De rechtbank staat vervolgens voor de vraag of schuldenaar deze nieuwe schulden op zodanig verwijtbare wijze heeft laten ontstaan, dat daaraan de sanctie van tussentijdse beëindiging van de schuldsaneringsregeling moet worden verbonden.
Uit de overgelegde bescheiden alsmede op grond van hetgeen schuldenaar ter zitting heeft aangevoerd maakt de rechtbank op dat schuldenaar daadwerkelijk heeft willen voorkomen dat tussen hem en zijn partner een gemeenschap zou ontstaan. Dat dit wel is gebeurd, wijt de rechtbank met de bewindvoerder aan onwetendheid en onbegrip aan de kant van schuldenaar. Al met al komt de rechtbank in dit licht tot het oordeel dat geen sprake is van een toerekenbare nieuwe schuld.
3.4.4.
De bewindvoerder heeft in zijn verzoek tot beëindiging van de schuldsanering tevens aangevoerd dat schuldenaar door het aangaan van een geregistreerd partnerschap zonder partnerschapsvoorwaarden, zijn schuldeisers heeft benadeeld. De bewindvoerder doelt hiermee kennelijk op de beëindigingsgrond in artikel 350 lid 3 sub e Fw. Onder de in dat artikellid bedoelde (te benadelen) schuldeisers vallen naar het oordeel van de rechtbank uitsluitend de schuldeisers van vorderingen ten aanzien waarvan de schuldsanering werkt.

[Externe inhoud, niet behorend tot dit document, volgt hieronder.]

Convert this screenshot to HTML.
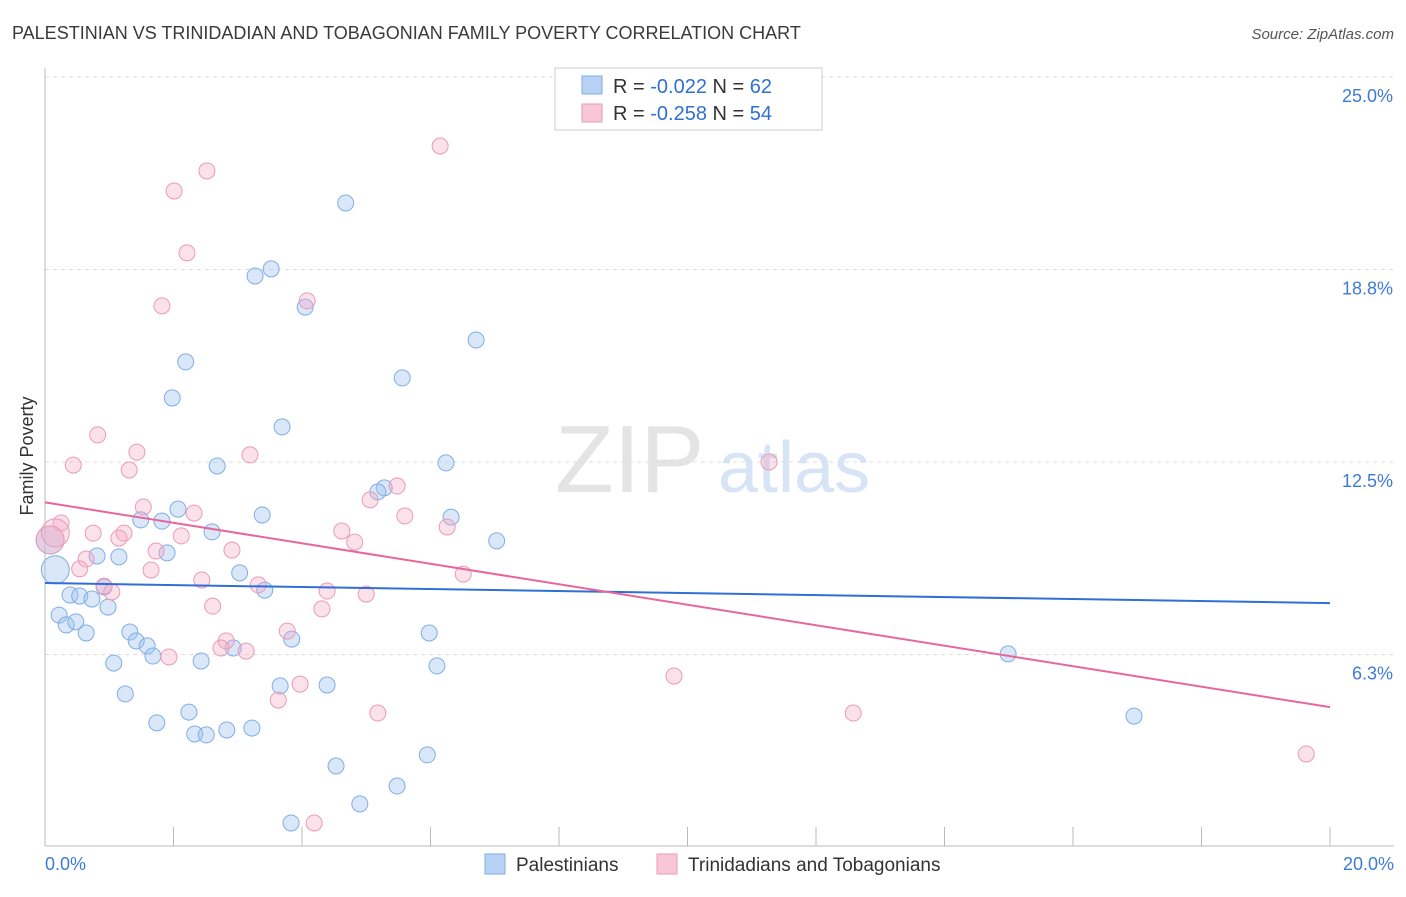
<!DOCTYPE html>
<html><head><meta charset="utf-8"><style>
body{margin:0;background:#fff;font-family:"Liberation Sans",sans-serif;}
svg text{font-family:"Liberation Sans",sans-serif;}
</style></head><body>
<svg id="c" width="1406" height="892" xmlns="http://www.w3.org/2000/svg">
<text x="12" y="39" font-size="18" fill="#3a3a3a">PALESTINIAN VS TRINIDADIAN AND TOBAGONIAN FAMILY POVERTY CORRELATION CHART</text>
<text x="1394" y="39" font-size="15" fill="#555" font-style="italic" text-anchor="end">Source: ZipAtlas.com</text>
<text x="33" y="456" font-size="18" fill="#333" transform="rotate(-90 33 456)" text-anchor="middle">Family Poverty</text>
<g><text x="555" y="492" font-size="96" fill="#e4e4e4" font-family="Liberation Serif,serif">ZIP</text><text x="718" y="492" font-size="72" fill="#d6e4f5">atlas</text></g>
<g id="grid"></g><g id="pts"></g><g id="lines"></g>
<g>
<rect x="555" y="68" width="267" height="62" fill="#fff" stroke="#ccc"/>
<rect x="582" y="76" width="20" height="18" fill="#b7d2f5" stroke="#7faee6"/>
<rect x="582" y="104" width="20" height="18" fill="#f8c7d7" stroke="#eb9ab8"/>
<text x="613" y="93" font-size="20" fill="#333">R = <tspan fill="#2f6fd6">-0.022</tspan>    N = <tspan fill="#2f6fd6">62</tspan></text>
<text x="613" y="120" font-size="20" fill="#333">R = <tspan fill="#2f6fd6">-0.258</tspan>    N = <tspan fill="#2f6fd6">54</tspan></text>
</g>
<g>
<rect x="485" y="854" width="20" height="20" fill="#b7d2f5" stroke="#7faee6"/>
<text x="516" y="871" font-size="19" fill="#333">Palestinians</text>
<rect x="657" y="854" width="20" height="20" fill="#f8c7d7" stroke="#eb9ab8"/>
<text x="688" y="871" font-size="19" fill="#333">Trinidadians and Tobagonians</text>
</g>
</svg>
<script>
const yTicks=[25,18.75,12.5,6.25];
const yTickLabels=["25.0%","18.8%","12.5%","6.3%"];
const xTickLabels=["0.0%","20.0%"];
const blueX=[.08,.16,4.68,3.27,3.52,4.05,6.71,2.19,5.56,1.98,3.69,2.68,6.24,5.28,5.18,2.07,3.38,6.32,1.49,1.82,2.60,7.03,.81,1.15,1.90,3.03,3.42,.92,.39,.54,.73,.98,.22,.33,.48,.64,1.32,1.42,1.59,1.68,5.98,3.84,2.93,1.07,2.43,6.10,1.25,3.66,4.39,2.24,1.74,2.33,2.51,2.83,3.22,14.99,16.95,4.53,5.95,5.48,4.90,3.83];
const blueY=[9.97,9.00,20.91,18.54,18.77,17.53,16.46,15.75,15.23,14.58,13.64,12.37,12.47,11.66,11.53,10.97,10.78,10.71,10.62,10.58,10.23,9.94,9.45,9.42,9.55,8.90,8.34,8.44,8.18,8.15,8.05,7.79,7.53,7.21,7.31,6.95,6.98,6.69,6.53,6.20,6.95,6.75,6.46,5.97,6.04,5.88,4.97,5.23,5.26,4.38,4.03,3.67,3.64,3.80,3.86,6.27,4.25,2.63,2.99,1.98,1.40,.78];
const pinkX=[6.15,2.52,2.01,2.21,1.82,4.08,.82,1.43,.44,1.31,3.19,11.27,5.48,5.06,1.53,2.32,5.60,.25,6.26,.75,1.23,1.15,2.12,4.62,4.82,2.91,1.73,.64,.54,1.65,6.51,2.44,.92,1.04,3.32,4.39,5.00,2.61,4.31,3.77,2.82,2.74,3.13,1.93,9.79,3.97,3.63,5.18,12.58,19.63,4.19,.08,.16];
const pinkY=[22.76,21.95,21.30,19.29,17.57,17.73,13.38,12.82,12.40,12.24,12.73,12.50,11.72,11.27,11.04,10.84,10.75,10.52,10.39,10.19,10.19,10.03,10.10,10.26,9.90,9.64,9.61,9.35,9.03,8.99,8.86,8.67,8.47,8.28,8.51,8.31,8.21,7.82,7.73,7.01,6.69,6.46,6.36,6.17,5.55,5.29,4.77,4.35,4.35,3.02,.78,9.97,10.2];
const blueTrend=[8.57,7.92];
const pinkTrend=[11.19,4.54];
const NS="http://www.w3.org/2000/svg";
const X=v=>45+v/20*1285, Y=v=>847-v/6.25*192.5;
function mk(t,a,p){const e=document.createElementNS(NS,t);for(const k in a)e.setAttribute(k,a[k]);p.appendChild(e);return e;}
const g=document.getElementById('grid');
yTicks.forEach((t,i)=>{
 const l=mk('line',{x1:45,x2:1394,y1:Y(t),y2:Y(t),stroke:'#ddd','stroke-dasharray':'4 4'},g);
 
 
 const tx=mk('text',{x:1393,y:Y(t)+25,'font-size':18,fill:'#3d7bd8','text-anchor':'end'},g);tx.textContent=yTickLabels[i];
 
 
});
const ax=mk('line',{x1:45,x2:1394,y1:846,y2:846,stroke:'#bbb'},g);


const ay=mk('line',{x1:45,x2:45,y1:68,y2:846,stroke:'#bbb'},g);


for(let i=1;i<=10;i++){const t=mk('line',{x1:X(i*2),x2:X(i*2),y1:827,y2:846,stroke:'#bbb'},g);
 
 }
[[0,'start',45],[20,'end',1394]].forEach((d,i)=>{const t=mk('text',{x:d[2],y:870,'font-size':18,fill:'#3d7bd8','text-anchor':d[1]},g);t.textContent=xTickLabels[i];
 
 });
const p=document.getElementById('pts');
function pts(xs,ys,fill,st,name){xs.forEach((x,i)=>{const big=x<0.2&&Math.abs(ys[i]-10)<1.2;
 const c=mk('circle',{cx:X(x),cy:Y(ys[i]),r:big?14:8,fill:fill,stroke:st,'stroke-width':1},p);
 
 });}
pts(blueX,blueY,'rgba(160,196,240,0.4)','#7faee6','palestinian-point');
pts(pinkX,pinkY,'rgba(244,170,196,0.35)','#eb9ab8','trinidadian-point');
const L=document.getElementById('lines');
const bl=mk('line',{x1:X(0),y1:Y(blueTrend[0]),x2:X(20),y2:Y(blueTrend[1]),stroke:'#2f6fd6','stroke-width':2},L);


const pl=mk('line',{x1:X(0),y1:Y(pinkTrend[0]),x2:X(20),y2:Y(pinkTrend[1]),stroke:'#e8679a','stroke-width':2},L);


</script>
</body></html>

De rechtbank vermag niet in te zien welk nadeel deze schuldeisers gedurende de looptijd van de schuldsanering of na verlening van een schone lei ondervinden van deze nieuwe schulden.
Het - eventueel - opgebouwde boedelsaldo is bestemd ter delging van de verifieerbare schulden. De nieuwe schulden worden niet uit dat saldo voldaan. Schuldenaar dient de nieuwe schulden immers te betalen uit zijn vrij te laten bedrag. Ook dit raakt de schuldeisers in de schuldsanering niet.

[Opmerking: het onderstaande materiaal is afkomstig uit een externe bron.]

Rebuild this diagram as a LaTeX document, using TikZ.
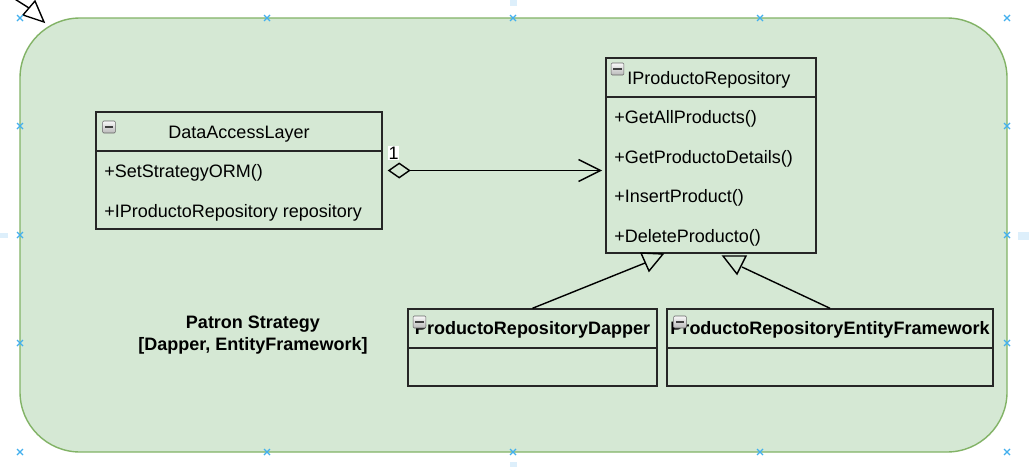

Daar komt nog bij dat met deze beëindigingsgrond wordt beoogd om gedrag te sanctioneren dat in de gegeven omstandigheden niet als te goeder trouw kan worden gekenschetst.
Hoewel het onderhavige handelen of nalaten van schuldenaar voor hem zelf en/of zijn partner, na beëindiging van de schuldsaneringsregeling of na beëindiging van het geregistreerd partnerschap, mogelijk nadelige gevolgen kan hebben, is dergelijk verwijtbaar gedrag naar het oordeel van de rechtbank niet aannemelijk geworden. Zoals hiervoor reeds overwogen, heeft schuldenaar juist gemeend dat hij geen gemeenschap liet ontstaan.
3.5.
Het vorenoverwogene leidt tot de slotsom dat het verzoek wordt afgewezen.

4.De beslissing

De rechtbank
wijst het verzoek tot tussentijdse beëindiging van de schuldsaneringsregeling af.

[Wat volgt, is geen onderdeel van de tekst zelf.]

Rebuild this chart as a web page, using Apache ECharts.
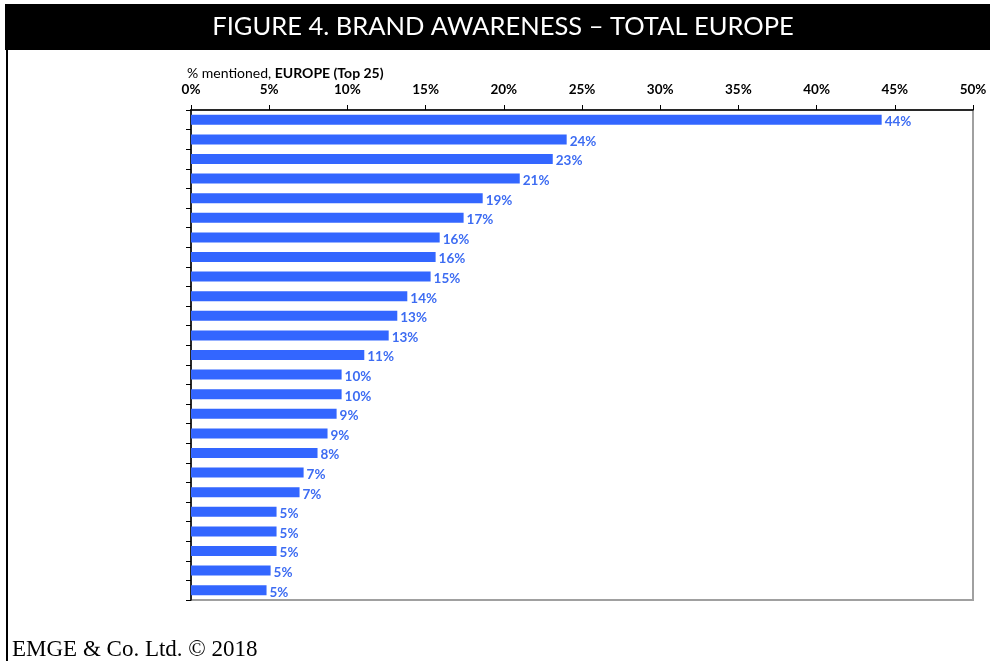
<!DOCTYPE html>
<html>
<head>
<meta charset="utf-8">
<script src="https://cdn.jsdelivr.net/npm/echarts@6/dist/echarts.min.js"></script>
<style>
  html, body { margin: 0; padding: 0; background: #fff; }
  #chart { width: 990px; height: 661px; }
</style>
</head>
<body>
<div id="chart"></div>
<script>
// Brand ranks (top 25), awareness share in percent
var ranks = ['1','2','3','4','5','6','7','8','9','10','11','12','13','14','15','16','17','18','19','20','21','22','23','24','25'];
var awareness = [44.16, 24.02, 23.13, 21.02, 18.65, 17.43, 15.90, 15.64, 15.32, 13.83, 13.19, 12.64, 11.08, 9.63, 9.63, 9.31, 8.73, 8.09, 7.20, 6.94, 5.47, 5.47, 5.47, 5.09, 4.83];
var axisTicks = [0, 5, 10, 15, 20, 25, 30, 35, 40, 45, 50];

var titleText = 'FIGURE 4. BRAND AWARENESS \u2013 TOTAL EUROPE';
var footerText = 'EMGE & Co. Ltd. \u00A9 2018';

var chart = echarts.init(document.getElementById('chart'), null, { renderer: 'canvas' });

chart.setOption({
  animation: false,
  backgroundColor: '#ffffff',
  grid: {
    left: 191, right: 17, top: 110, bottom: 61,
    show: true, borderColor: '#a0a0a0', borderWidth: 2, backgroundColor: 'transparent'
  },
  xAxis: {
    type: 'value',
    position: 'top',
    min: axisTicks[0],
    max: axisTicks[axisTicks.length - 1],
    interval: 5,
    splitLine: { show: false },
    axisLine: { show: true, lineStyle: { color: '#000', width: 1.5 } },
    axisTick: { show: true, length: 5, lineStyle: { color: '#000' } },
    axisLabel: {
      margin: 13,
      formatter: '{value}%',
      fontFamily: 'Lato', fontWeight: 'bold', fontSize: 13.5, color: '#000'
    }
  },
  yAxis: {
    type: 'category',
    data: ranks,
    inverse: true,
    axisLine: { show: true, lineStyle: { color: '#000', width: 1.5 } },
    axisTick: { show: true, length: 5, alignWithLabel: false, lineStyle: { color: '#000' } },
    axisLabel: { show: false },
    splitLine: { show: false }
  },
  series: [{
    type: 'bar',
    data: awareness,
    barWidth: 10,
    itemStyle: { color: '#3366ff' },
    label: {
      show: true,
      position: 'right',
      distance: 3,
      offset: [0, 2],
      formatter: function (p) { return Math.round(p.value) + '%'; },
      fontFamily: 'Lato', fontWeight: 'bold', fontSize: 13.5, color: '#3d6cf2'
    }
  }],
  graphic: [
    { type: 'rect', shape: { x: 5, y: 4, width: 985, height: 46 }, style: { fill: '#000' } },
    { type: 'text', x: 503, y: 27, style: {
        text: titleText, fill: '#fff', font: '25.5px Lato',
        textAlign: 'center', textVerticalAlign: 'middle' } },
    { type: 'rect', shape: { x: 6, y: 50, width: 2, height: 611 }, style: { fill: '#000' } },
    { type: 'text', x: 187, y: 73, style: {
        rich: {
          n: { font: '14px Lato', fill: '#000' },
          b: { font: 'bold 14px Lato', fill: '#000' }
        },
        text: '{n|% mentioned, }{b|EUROPE (Top 25)}',
        textVerticalAlign: 'middle' } },
    { type: 'text', x: 12, y: 650, style: {
        text: footerText, fill: '#000', font: '23px "Liberation Serif"',
        textVerticalAlign: 'middle' } }
  ]
});
</script>
</body>
</html>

Dit vonnis is gewezen door mr. Van Gessel en uitgesproken ter openbare terechtzitting van 30 juni 2016. [1]
De griffier is buiten staat om deze uitspraak te ondertekenen.

Voetnoten

1.Tegen deze uitspraak kan degene, aan wie de Faillissementswet dat recht toekent, uitsluitend via een advocaat binnen acht dagen na de dag van deze uitspraak hoger beroep instellen bij een verzoekschrift, in te dienen ter griffie van het gerechtshof te ‘s-Hertogenbosch.